Saturday, May 15, 2010

Alone in Cleveland



The sweet sound of a Ray Allen swish sounded more like the dull thud of medieval guillotine on Thursday night. The singed twine definitively executing the season of dreams of the Cleveland Cavaliers and effectively began the nightmare for Cleveland fans dubbed The Summer of Lebron. But the Boston Celtics on Thursday night did more than simply defeat the Cavaliers in round 2 of the 2010 Playoffs. They may have pushed the biggest piece in the free agency puzzle out of its believed position, thus, scrambling all the other pieces around too. The Celtics may have altered the very landscape of the NBA for the next decade or so because of the manner in which they dealt that defeat.

They did not just beat the Cavs. They demoralized the Cavs to the point where the Cavs themselves no longer believed they could compete with the Celtics. That is the ultimate defeat, not only on the court but in the mind, and I’m sure Lebron saw this. He realized his teammates were mentally defeated, that his coach couldn’t compete (panicking in Game 5 with Daniel Gibson and continually underplaying athletic bigs Hickson and Varejao) with the opposing coach, that to win this series he would have to enter a realm of super-human capability that even he was not capable of entering. And seeing all this Lebron, well, he realized he was on his own, and he gave up. He quit on his team just like they had quit believing in themselves. The symbolic moment of this cataclysmic cascade of events for Cavs fans came in the waning moments of the elimination game. As the final minute ticked down and Mike Brown was screaming at his team to foul or do anything, but nothing happened. The Cavs just stood around watching Rondo or Allen dribble away their championship aspirations. And when a team mentally checks out, and a star quits on them, and everybody loses trust in everybody else at such an important moment, well there is no turning back for that team, that is a moment which changes everything.
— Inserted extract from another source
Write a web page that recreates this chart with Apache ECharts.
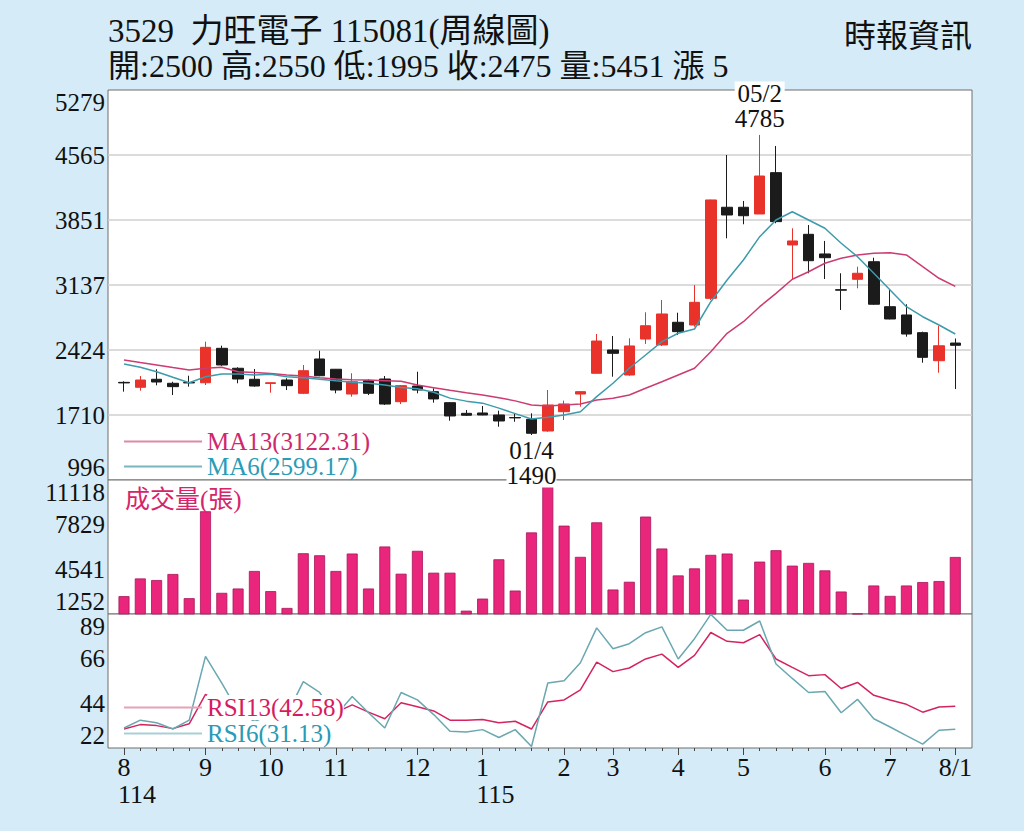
<!DOCTYPE html>
<html>
<head>
<meta charset="utf-8">
<title>3529 力旺電子 周線圖</title>
<script src="https://cdn.jsdelivr.net/npm/echarts@6/dist/echarts.min.js"></script>
<style>
html,body{margin:0;padding:0;background:#d5ecf8;overflow:hidden;}
#chart{width:1024px;height:831px;}
</style>
</head>
<body>
<div id="chart"></div>
<script>
// ---------- data ----------
const categories = [
  '114/08/1','114/08/2','114/08/3','114/08/4','114/08/5',
  '114/09/1','114/09/2','114/09/3','114/09/4',
  '114/10/1','114/10/2','114/10/3','114/10/4',
  '114/11/1','114/11/2','114/11/3','114/11/4','114/11/5',
  '114/12/1','114/12/2','114/12/3','114/12/4',
  '115/01/1','115/01/2','115/01/3','115/01/4','115/01/5',
  '115/02/1','115/02/2','115/02/3',
  '115/03/1','115/03/2','115/03/3','115/03/4',
  '115/04/1','115/04/2','115/04/3','115/04/4',
  '115/05/1','115/05/2','115/05/3','115/05/4','115/05/5',
  '115/06/1','115/06/2','115/06/3','115/06/4',
  '115/07/1','115/07/2','115/07/3','115/07/4',
  '115/08/1'
];
const opens  = [2068,2014,2102,2058,2066,2064,2442,2223,2102,2056,2094,1948,2325,2212,1940,2086,2105,1856,2028,1966,1845,1728,1732,1710,1682,1663,1534,1746,1940,2168,2424,2149,2544,2479,2728,2698,2991,3991,3991,3917,4371,3577,3694,3478,3086,3200,3393,2899,2808,2614,2306,2500];
const closes = [2062,2094,2072,2021,2062,2453,2259,2105,2028,2064,2032,2196,2141,1984,2075,1948,1830,2032,1984,1886,1699,1707,1710,1644,1678,1509,1820,1831,1966,2522,2387,2468,2690,2819,2625,2947,4071,3906,3898,4334,3833,3621,3404,3437,3080,3266,2926,2764,2599,2343,2470,2475];
const lows   = [1966,1977,2036,1929,2021,2039,2250,2058,2020,1955,1984,1940,2135,1948,1911,1929,1820,1830,1948,1845,1647,1699,1707,1581,1636,1490,1526,1655,1801,2165,2130,2141,2490,2468,2588,2680,2973,3650,3804,3917,3815,3200,3266,3203,2863,3101,2920,2760,2570,2284,2174,1995];
const highs  = [2080,2138,2212,2075,2141,2515,2471,2234,2215,2068,2113,2259,2416,2215,2168,2102,2138,2039,2185,2003,1850,1765,1809,1757,1728,1728,1984,1867,1970,2599,2577,2552,2838,2973,2833,3137,4075,4565,4060,4785,4664,3760,3796,3621,3266,3338,3437,3083,2926,2625,2690,2550];
const volumes = [2565,3871,3752,4197,2417,8818,2810,3129,4420,2936,1697,5725,5577,4420,5703,3129,6222,4219,5903,4293,4293,1497,2387,5280,2980,7260,11118,7758,5458,8002,3055,3626,8425,6074,4093,4612,5606,5703,2313,5109,5948,4813,5013,4464,2906,1290,3351,2587,3351,3603,3678,5451];
const ma13 = [2314,2286,2259,2231,2204,2223,2234,2185,2177,2166,2149,2138,2119,2105,2098,2094,2087,2080,2039,2010,1981,1955,1930,1900,1865,1820,1809,1820,1831,1875,1893,1929,2003,2075,2149,2223,2405,2607,2734,2899,3046,3200,3283,3376,3431,3467,3486,3492,3467,3338,3211,3122];
const ma6  = [2270,2234,2185,2124,2064,2130,2160,2160,2149,2157,2130,2119,2102,2085,2070,2058,2039,2012,1998,1960,1895,1862,1840,1785,1725,1665,1685,1710,1746,1911,2058,2223,2369,2515,2607,2654,2954,3192,3412,3668,3851,3942,3851,3760,3596,3448,3266,3083,2899,2789,2698,2599];
const rsi13 = [31.2,33.4,32.9,31.4,33.8,48.5,44.0,42.0,39.5,40.5,39.5,45.0,43.0,39.5,43.2,39.6,36.3,44.3,42.3,40.2,35.6,35.6,35.9,34.3,35.1,31.2,44.7,45.7,50.7,64.5,59.8,61.6,66.1,68.5,61.9,67.9,79.3,74.9,74.2,78.2,66.1,61.9,57.8,58.3,51.4,54.4,48.0,45.7,43.5,39.6,42.2,42.58];
const rsi6  = [31.7,35.6,34.3,31.2,35.6,67.4,54.1,40.0,35.0,38.0,38.5,54.8,49.4,38.0,47.4,39.3,31.7,49.4,45.7,38.4,30.1,29.7,30.9,27.0,30.9,22.5,54.1,55.3,64.2,81.6,71.2,73.7,79.2,82.1,66.1,76.2,88.3,80.4,80.4,85.0,63.6,56.4,49.4,49.9,39.3,46.0,36.3,32.2,27.9,23.7,30.6,31.13];

// tick labels
const priceTicks  = [996,1710,2424,3137,3851,4565,5279];
const volumeTicks = [1252,4541,7829,11118];
const rsiTicks    = [22,44,66,89];
const monthTicks = ['114/08/1','114/09/1','114/10/1','114/11/1','114/12/1','115/01/1','115/02/1','115/03/1','115/04/1','115/05/1','115/06/1','115/07/1','115/08/1'];
const monthTickLabels = ['8','9','10','11','12','1','2','3','4','5','6','7','8/1'];
const yearTicks = ['114/08/1','115/01/1'];
const yearTickLabels = ['114','115'];

// texts
const stockTitle = '3529  力旺電子 115081(周線圖)';
const sourceText = '時報資訊';
const volumeTitle = '成交量(張)';
const legendText = {MA13:'MA13(3122.31)', MA6:'MA6(2599.17)', RSI13:'RSI13(42.58)', RSI6:'RSI6(31.13)'};

// ---------- chart ----------
const FONT = "'Liberation Serif','Noto Sans CJK TC',serif";
const last = closes.length - 1;
const quoteLine = '開:' + opens[last] + ' 高:' + highs[last] + ' 低:' + lows[last] +
  ' 收:' + closes[last] + ' 量:' + volumes[last] + ' 漲 ' + (closes[last] - closes[last - 1]);
const hiIdx = highs.indexOf(Math.max.apply(null, highs));
const loIdx = lows.indexOf(Math.min.apply(null, lows));

function nearestLabel(ticks) {
  return function (v) {
    let b = 0;
    for (let k = 1; k < ticks.length; k++) if (Math.abs(ticks[k] - v) < Math.abs(ticks[b] - v)) b = k;
    return String(ticks[b]);
  };
}
function frameY(gridIndex, ticks, steps, split) {
  const interval = Math.round((ticks[ticks.length - 1] - ticks[0]) / steps * 4) / 4;
  const min = ticks[0] - (gridIndex === 2 ? 0.25 : 0);
  return {
    type: 'value', gridIndex: gridIndex, min: min, max: min + interval * steps, interval: interval,
    axisLine: {show: false}, axisTick: {show: false},
    axisLabel: {margin: 3, fontSize: 25, fontFamily: FONT, color: '#111', formatter: nearestLabel(ticks),
      verticalAlignMinLabel: 'bottom', verticalAlignMaxLabel: 'top'},
    splitLine: split ? {show: true, lineStyle: {width: 1.5,
      color: ticks.map(function (t, k) { return (k === 0 || k === ticks.length - 1) ? 'rgba(0,0,0,0)' : '#cfcfcf'; })}}
      : {show: false}
  };
}
const yP = frameY(0, priceTicks, 6, true);
const yV = frameY(1, volumeTicks, 3, false);
const yR = frameY(2, rsiTicks, 3, false);

const panes = [{top: 90, height: 390}, {top: 480, height: 134}, {top: 614, height: 134}];
const frameGrids = panes.map(function (p) {
  return {left: 108, right: 52, top: p.top, height: p.height, show: true, backgroundColor: '#ffffff',
    borderColor: '#6e6e6e', borderWidth: 1, outerBoundsMode: 'none'};
});
const innerGrids = panes.map(function (p) {
  return {left: 115.85, right: 60.55, top: p.top, height: p.height, outerBoundsMode: 'none'};
});

function hiddenX(g) { return {type: 'category', gridIndex: g, data: categories, show: false, boundaryGap: true}; }
const labelRich = {
  m: {fontSize: 26, fontFamily: FONT, color: '#111', lineHeight: 27},
  y: {fontSize: 26, fontFamily: FONT, color: '#111', lineHeight: 27, padding: [0, 0, 0, 26]}
};

const option = {
  backgroundColor: '#d5ecf8',
  animation: false,
  textStyle: {fontFamily: FONT},
  title: [
    {text: stockTitle, subtext: quoteLine, left: 108, top: 14, padding: 0, itemGap: 1,
      textStyle: {fontSize: 33, fontWeight: 'normal', color: '#111', fontFamily: FONT, lineHeight: 34},
      subtextStyle: {fontSize: 32, color: '#111', fontFamily: FONT, lineHeight: 33}},
    {text: sourceText, right: 52, top: 20, padding: 0,
      textStyle: {fontSize: 32, fontWeight: 'normal', color: '#111', fontFamily: FONT}},
    {text: volumeTitle, left: 125, top: 487, padding: 0,
      textStyle: {fontSize: 25, fontWeight: 'normal', color: '#d6246a', fontFamily: FONT}}
  ],
  legend: [
    {orient: 'vertical', left: 124, top: 429, padding: 0, itemGap: 0, itemWidth: 78, itemHeight: 2, icon: 'rect',
      selectedMode: false,
      formatter: function (n) { return legendText[n]; },
      textStyle: {fontSize: 25, fontFamily: FONT, lineHeight: 25, backgroundColor: '#ffffff'},
      data: [
        {name: 'MA13', itemStyle: {color: '#d98aa8'}, textStyle: {color: '#d0286c'}},
        {name: 'MA6', itemStyle: {color: '#78b6c2'}, textStyle: {color: '#2a9cb6'}}
      ]},
    {orient: 'vertical', left: 124, top: 695, padding: 0, itemGap: 1, itemWidth: 78, itemHeight: 2, icon: 'rect',
      selectedMode: false,
      formatter: function (n) { return legendText[n]; },
      textStyle: {fontSize: 25, fontFamily: FONT, lineHeight: 25, backgroundColor: '#ffffff'},
      data: [
        {name: 'RSI13', itemStyle: {color: '#e6a2b8'}, textStyle: {color: '#d81b60'}},
        {name: 'RSI6', itemStyle: {color: '#a9cfd6'}, textStyle: {color: '#2a9ab5'}}
      ]}
  ],
  grid: frameGrids.concat(innerGrids),
  xAxis: [
    hiddenX(0), hiddenX(1), hiddenX(2), hiddenX(3), hiddenX(4),
    {type: 'category', gridIndex: 5, data: categories, boundaryGap: true, position: 'bottom',
      axisLine: {show: false},
      axisTick: {show: true, interval: 0, alignWithLabel: true, length: 3, lineStyle: {color: '#444', width: 1}},
      axisLabel: {
        interval: function (i, v) { return monthTicks.indexOf(v) >= 0; },
        margin: 6, fontSize: 26, fontFamily: FONT, color: '#111', lineHeight: 27,
        formatter: function (v) {
          const m = monthTickLabels[monthTicks.indexOf(v)];
          const y = yearTicks.indexOf(v);
          return y >= 0 ? '{m|' + m + '}\n{y|' + yearTickLabels[y] + '}' : m;
        },
        rich: labelRich
      },
      splitLine: {show: false}},
    {type: 'category', gridIndex: 5, data: categories, boundaryGap: true, position: 'bottom',
      axisLine: {show: false}, axisLabel: {show: false}, splitLine: {show: false},
      axisTick: {show: true, alignWithLabel: true, length: 7, lineStyle: {color: '#444', width: 1},
        interval: function (i, v) { return monthTicks.indexOf(v) >= 0; }}}
  ],
  yAxis: [
    yP, yV, yR,
    {type: 'value', gridIndex: 3, min: yP.min, max: yP.max, show: false, splitLine: {show: false}},
    {type: 'value', gridIndex: 4, min: yV.min, max: yV.max, show: false, splitLine: {show: false}},
    {type: 'value', gridIndex: 5, min: yR.min, max: yR.max, show: false, splitLine: {show: false}}
  ],
  series: [
    {type: 'candlestick', name: 'K', xAxisIndex: 3, yAxisIndex: 3, barWidth: 11,
      data: categories.map(function (c, i) { return [opens[i], closes[i], lows[i], highs[i]]; }),
      itemStyle: {color: '#e8322a', color0: '#1b1b1b', borderColor: '#e8322a', borderColor0: '#1b1b1b', borderWidth: 1},
      markPoint: {
        symbol: 'circle', symbolSize: 1, itemStyle: {color: 'rgba(0,0,0,0)'},
        label: {show: true, fontSize: 25, fontFamily: FONT, color: '#111', lineHeight: 25, backgroundColor: '#ffffff'},
        data: [
          {coord: [categories[hiIdx], highs[hiIdx]],
            label: {position: 'top', distance: 3, formatter: categories[hiIdx].slice(4) + '\n' + highs[hiIdx]}},
          {coord: [categories[loIdx], lows[loIdx]],
            label: {position: 'bottom', distance: 2, formatter: categories[loIdx].slice(4) + '\n' + lows[loIdx]}}
        ]
      }},
    {type: 'line', name: 'MA13', xAxisIndex: 3, yAxisIndex: 3, data: ma13, symbol: 'none',
      lineStyle: {color: '#cc3c72', width: 1.5}, itemStyle: {color: '#cc3c72'}},
    {type: 'line', name: 'MA6', xAxisIndex: 3, yAxisIndex: 3, data: ma6, symbol: 'none',
      lineStyle: {color: '#3d9bab', width: 1.5}, itemStyle: {color: '#3d9bab'}},
    {type: 'bar', name: 'VOL', xAxisIndex: 4, yAxisIndex: 4, data: volumes, barWidth: 11,
      itemStyle: {color: '#e9267c', borderColor: '#a8175a', borderWidth: 0.8}},
    {type: 'line', name: 'RSI13', xAxisIndex: 5, yAxisIndex: 5, data: rsi13, symbol: 'none',
      lineStyle: {color: '#d42460', width: 1.5}, itemStyle: {color: '#d42460'}},
    {type: 'line', name: 'RSI6', xAxisIndex: 5, yAxisIndex: 5, data: rsi6, symbol: 'none',
      lineStyle: {color: '#6aa7b0', width: 1.5}, itemStyle: {color: '#6aa7b0'}}
  ]
};

const chart = echarts.init(document.getElementById('chart'), null, {renderer: 'svg', width: 1024, height: 831});
chart.setOption(option);
</script>
</body>
</html>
There is always that line, that invisible, abstract but amazingly obvious line that you know never to cross without massive repercussions. We know this line with our friends, professors, teachers, parents..etc. As in you knew never to call your mom an idiot and when you finally accidentally/purposely did, things would always be just a little bit different because in that moment something had fundamentally changed. So to with 2010 Cavs. You don’t lose trust in your teammates the way Lebron did and go back to them. Lebron, in this series, saw his team as group as what they truly are: a rag tag group of players rashly assembled and heavily dependent on him. A group of players mentally owned by the Boston Celtics and in this moment Lebron stopped trying for them, knowing they could never help him win a title. It’s the only explanation for his complete lack of interest in the last two games. He passed the ball away emotionless, watching his teammates struggle and fail because they just weren’t good enough, skilled enough, and most importantly mentally strong enough. But this wasn’t a vengeful Lebron, like Kobe a couple of years ago when he refused to take a shot to teach his team a lesson and have them come back to him begging him to play like he wanted to. No, this passive Lebron was more like a parent realizing for the first time that their kid was never going to be what they wanted him or her to be. This was a sad Lebron who seemed to just realize that these guys around him were not good enough, no matter how hard they tried and no matter how hard he wanted to believe that they were. And when you realize that, you can’t ever go back to way things were. Before Boston I’m sure Lebron genuinely thought that he could lead this group to a championship. But Boston’s defeat of Cleveland opened up Lebron’s eyes. Ray Allen, Paul Pierce, Rajon Rondo, Kevin Garnett, and Kendrick Perkins showed Lebron what a real team can do, and Lebron has realized to get one of those, he will have to leave Cleveland. And Lebron's leaving Cleveland will change everything.